GOAL =
Without any pictures, restate the lines from the one containing "Recreate this image" to the one containing "import matplotlib.pyplot as plt", word for word, ends included.

GIVEN DATA =
▬▬▬▬▬▬

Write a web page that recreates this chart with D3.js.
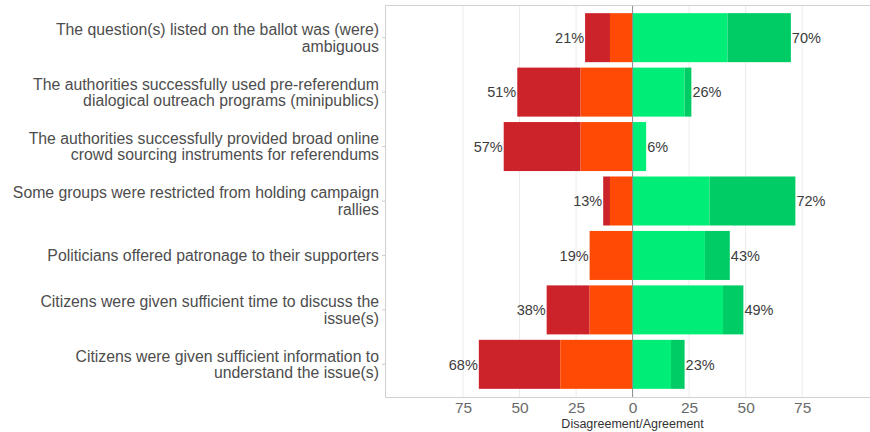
<!DOCTYPE html>
<html><head><meta charset="utf-8">
<script src="https://cdn.jsdelivr.net/npm/d3@7"></script>
<style>body{margin:0;background:#fff}svg{display:block;font-family:"Liberation Sans",Arial,sans-serif}</style>
</head><body><svg id="c" width="870" height="432"></svg>
<script>
const categories = [
  ["The question(s) listed on the ballot was (were)", "ambiguous"],
  ["The authorities successfully used pre-referendum", "dialogical outreach programs (minipublics)"],
  ["The authorities successfully provided broad online", "crowd sourcing instruments for referendums"],
  ["Some groups were restricted from holding campaign", "rallies"],
  ["Politicians offered patronage to their supporters"],
  ["Citizens were given sufficient time to discuss the", "issue(s)"],
  ["Citizens were given sufficient information to", "understand the issue(s)"]
];
const stronglyDisagree = [11, 28, 34, 3, 0, 19, 36];
const disagree         = [10, 23, 23, 10, 19, 19, 32];
const agree            = [42, 23, 6, 34, 32, 40, 17];
const stronglyAgree    = [28, 3, 0, 38, 11, 9, 6];
const tickValues = [-75, -50, -25, 0, 25, 50, 75];
const axisTitle = "Disagreement/Agreement";

const colors = {sd: "#cc2229", d: "#ff4a05", a: "#00ee77", sa: "#00cc66"};

const svg = d3.select("#c");
const pLeft = 385, pRight = 870, pTop = 5, pBottom = 397;
const x = d3.scaleLinear().domain([-109.5, 105]).range([pLeft, pRight]);
const ids = categories.map((c, i) => i);
const y = d3.scaleBand().domain(ids).range([pTop, pBottom]).paddingInner(0.1).paddingOuter(0.15);

// gridlines
svg.append("g").selectAll("line").data(tickValues.filter(v => v !== 0)).join("line")
  .attr("x1", d => x(d)).attr("x2", d => x(d)).attr("y1", pTop).attr("y2", pBottom)
  .attr("stroke", "#ebebeb").attr("stroke-width", 1);

// bars
const segs = [];
ids.forEach(i => {
  segs.push({i, x0: -disagree[i] - stronglyDisagree[i], x1: -disagree[i], c: colors.sd});
  segs.push({i, x0: -disagree[i], x1: 0, c: colors.d});
  segs.push({i, x0: 0, x1: agree[i], c: colors.a});
  segs.push({i, x0: agree[i], x1: agree[i] + stronglyAgree[i], c: colors.sa});
});
svg.append("g").selectAll("rect").data(segs.filter(s => s.x1 > s.x0)).join("rect")
  .attr("x", d => x(d.x0)).attr("width", d => x(d.x1) - x(d.x0))
  .attr("y", d => y(d.i)).attr("height", y.bandwidth())
  .attr("fill", d => d.c);

// zero line
svg.append("line").attr("x1", x(0)).attr("x2", x(0)).attr("y1", pTop).attr("y2", pBottom)
  .attr("stroke", "#8a8a8a").attr("stroke-width", 1);

// panel border (left, top, bottom)
svg.append("path")
  .attr("d", `M${pRight+2},${pTop+0.5}H${pLeft+0.5}V${pBottom+0.5}H${pRight+2}`)
  .attr("fill", "none").attr("stroke", "#d0d0d0").attr("stroke-width", 1);

// value labels
const lab = svg.append("g").attr("font-size", 14.5).attr("fill", "#3c3c3c");
ids.forEach(i => {
  const neg = disagree[i] + stronglyDisagree[i];
  const pos = agree[i] + stronglyAgree[i];
  const cy = y(i) + y.bandwidth() / 2;
  lab.append("text").attr("x", x(-neg) - 1).attr("y", cy).attr("dy", "0.36em")
    .attr("text-anchor", "end").text(neg + "%");
  lab.append("text").attr("x", x(pos) + 1).attr("y", cy).attr("dy", "0.36em")
    .attr("text-anchor", "start").text(pos + "%");
});

// y axis labels
const yl = svg.append("g").attr("font-size", 15.8).attr("fill", "#4d4d4d");
ids.forEach(i => {
  const lines = categories[i];
  const cy = y(i) + y.bandwidth() / 2;
  const lh = 16.5;
  lines.forEach((t, k) => {
    yl.append("text").attr("x", pLeft - 6).attr("y", cy + (k - (lines.length - 1) / 2) * lh)
      .attr("dy", "0.36em").attr("text-anchor", "end").text(t);
  });
  svg.append("line").attr("x1", pLeft - 3).attr("x2", pLeft).attr("y1", cy).attr("y2", cy)
    .attr("stroke", "#cfcfcf");
});

// x axis
const xa = svg.append("g").attr("transform", `translate(0,${pBottom})`)
  .call(d3.axisBottom(x).tickValues(tickValues).tickFormat(d => Math.abs(d)).tickSize(0).tickPadding(5));
xa.select(".domain").remove();
xa.selectAll("text").attr("font-size", 15.5).attr("fill", "#6a6a6a").attr("font-family", "Liberation Sans, Arial, sans-serif");

svg.append("text").attr("x", x(0)).attr("y", 428).attr("text-anchor", "middle")
  .attr("font-size", 12.5).attr("fill", "#333").text(axisTitle);
</script></body></html>
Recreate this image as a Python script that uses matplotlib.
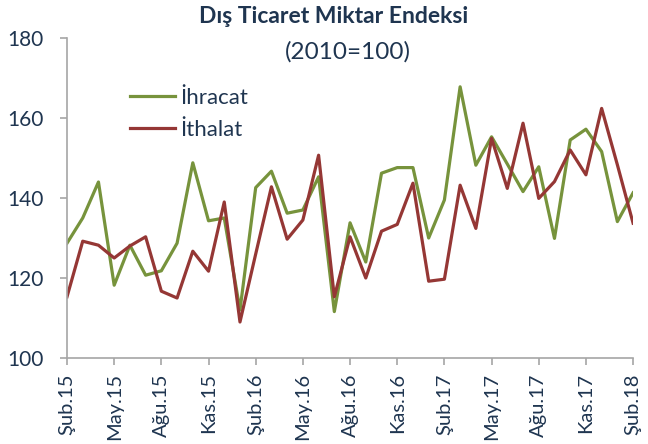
import matplotlib
matplotlib.use("Agg")
import matplotlib.pyplot as plt

# aylar: Şub.15 - Şub.18
months = ["Şub.15", "Mar.15", "Nis.15", "May.15", "Haz.15", "Tem.15", "Ağu.15", "Eyl.15", "Eki.15", "Kas.15", "Ara.15",
          "Oca.16", "Şub.16", "Mar.16", "Nis.16", "May.16", "Haz.16", "Tem.16", "Ağu.16", "Eyl.16", "Eki.16", "Kas.16", "Ara.16",
          "Oca.17", "Şub.17", "Mar.17", "Nis.17", "May.17", "Haz.17", "Tem.17", "Ağu.17", "Eyl.17", "Eki.17", "Kas.17", "Ara.17",
          "Oca.18", "Şub.18"]

ihracat = [128.7, 135.0, 144.0, 118.2, 128.2, 120.7, 121.8, 128.7, 148.8, 134.3, 135.0,
           112.0, 142.6, 146.7, 136.2, 137.0, 145.3, 111.6, 133.8, 124.0, 146.2, 147.6, 147.6,
           130.0, 139.5, 167.8, 148.2, 155.3, 148.5, 141.6, 147.8, 129.9, 154.5, 157.2, 151.6,
           134.1, 141.3]

ithalat = [115.3, 129.2, 128.2, 125.0, 128.0, 130.3, 116.7, 115.0, 126.7, 121.7, 139.0,
           109.0, 126.0, 142.8, 129.7, 134.5, 150.7, 115.3, 130.3, 120.0, 131.7, 133.4, 143.7,
           119.2, 119.7, 143.2, 132.4, 154.9, 142.4, 158.7, 139.9, 144.1, 152.0, 145.8, 162.4,
           148.3, 133.7]

navy = "#1F3550"
grey = "#A6A6A6"

plt.rcParams['font.family'] = ['Lato', 'DejaVu Sans']

fig = plt.figure(figsize=(6.48, 4.44), dpi=100)
ax = fig.add_axes([0.1034, 0.1937, 0.8736, 0.7207])

x = list(range(len(months)))
ax.plot(x, ihracat, color="#77933C", lw=2.3, label="İhracat")
ax.plot(x, ithalat, color="#953735", lw=2.3, label="İthalat")

ax.set_ylim(100, 180)
ax.set_yticks([100, 120, 140, 160, 180])
ax.set_xlim(0, len(months) - 1)
ax.set_xticks(x[::3])
ax.set_xticklabels(months[::3], rotation=90)

for s in ["top", "right"]:
    ax.spines[s].set_visible(False)
for s in ["left", "bottom"]:
    ax.spines[s].set_color(grey)
    ax.spines[s].set_linewidth(1.2)
ax.tick_params(axis="x", colors=grey, labelcolor=navy, labelsize=14.5, length=5, width=1.2, pad=6)
ax.tick_params(axis="y", colors=grey, labelcolor=navy, labelsize=15, length=5, width=1.2, pad=12)

leg = ax.legend(loc="upper left", bbox_to_anchor=(0.112, 0.845), frameon=False, fontsize=16,
                handlelength=2.0, handletextpad=0.25, labelspacing=0.55,
                borderpad=0, borderaxespad=0)
for t in leg.get_texts():
    t.set_color(navy)

fig.text(0.515, 0.948, "Dış Ticaret Miktar Endeksi", ha="center", va="baseline", fontsize=16.5,
         color=navy, fontweight="bold")
fig.text(0.537, 0.869, "(2010=100)", ha="center", va="baseline", fontsize=17.5, color=navy)

fig.savefig("out.png", dpi=100)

▬▬▬▬▬▬

RESULT FOR THIS TASK =
Recreate this image as a Python script that uses matplotlib.
import matplotlib
matplotlib.use("Agg")
import matplotlib.pyplot as plt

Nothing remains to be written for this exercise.